We have a dining room ready for entertaining which will hopefully lead to many a good conversations and memories. A little kitchen (soon to be painted) that will hug me every time I cook. Attached to our home (an addition) is a little garage that challenges me every time I back out with not losing my mirrors. And I can't forget the fourth bedroom downstairs that we've made a tv room that's admittedly awkward for tv furniture but will do just fine (we hope to tear down a wall and open it up to the only unfinished room in the basement - that is if we live here long enough).

Aside from the fireplace do you know what I seem to appreciate the most about our new (to us) home? The ancient, but free, dryer I got with the purchase of a 3 year old $100 washing machine on Kijiji.

Yesterday I was doing laundry for the first time since getting the dryer hooked up and I felt as though I was in heaven. I'm not sure if it's because for the 2 1/2 years we lived in the apartment I was too cheap to use the driers (as you may recall from my first 40 day adventure) and I could now use one for free. OR if it was because it cut so much time out of hanging our clothes (I hang A LOT of our clothes anyways), and the dry time. It could be the fact that I no longer have to wear crunchy socks or use stiff wash clothes on my face.

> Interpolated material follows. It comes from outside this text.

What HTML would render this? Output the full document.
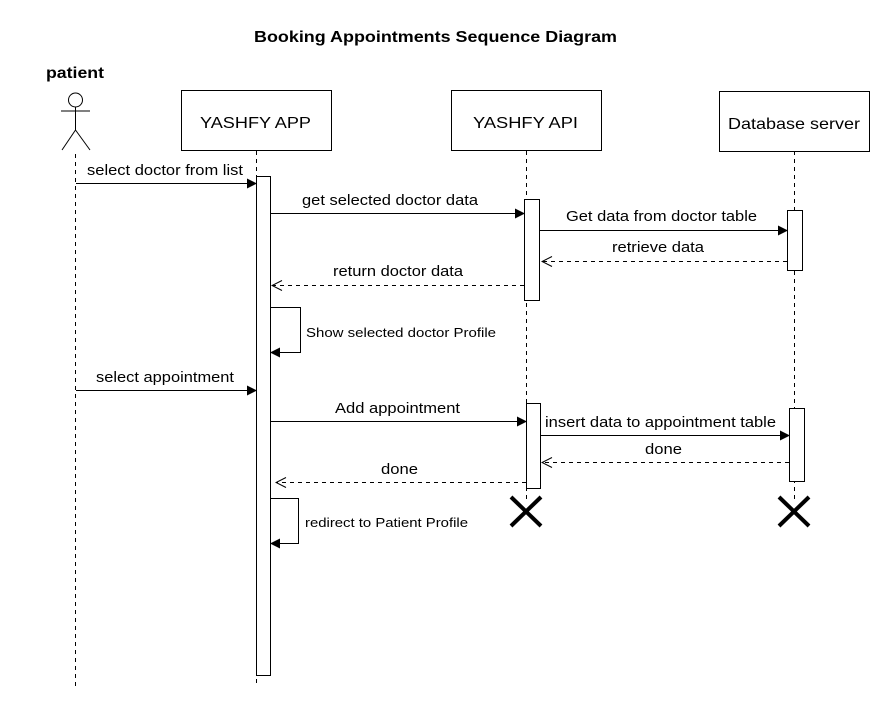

There are tonnes of reasons that could be why I love my new (yet archaic) dryer.

I'm not exactly sure why I went on that long bunny trail about a dryer. I guess it ties in with simple, free and unexpected things becoming a pleasure.

Of all the reasons to love having a house again I will admit that I never thought that rickety old thing (that was free!!!!) would be at the top of my list - but it is. I guess it is just a reminder this Christmas that the best things in life are the little things. We never know what might be meaningless to one person could completely change another one's life.

Wally and I, in the past, have named our important appliances. I remember when a couple that were sort of our mentors gave us their old portable dishwasher at the old house. We sent them a thank you card with me hugging our new helpmate we aptly named 'Gloria' because I said 'She's glorious!'.

I'm looking forward this Christmas day to Wally getting up and turning on the kettle, the tree lights and the fire (I know, lighting the fire sounds far more sentimental but sometimes you gotta work with what you have) and sitting together cherishing our memories from this year. That's one thing I love about us, no matter what state we've been in during the holidays, whether good times or bad, we make an effort to really and truly enjoy our time together and make it special (even in the middle of painting a house the week before we're moving in and we SOUND as though we may kill eachother), we value our together.

Not sure where this post was off to but there is it.

Have a very Merry Christmas Day and take time to truly enjoy those you have in your life!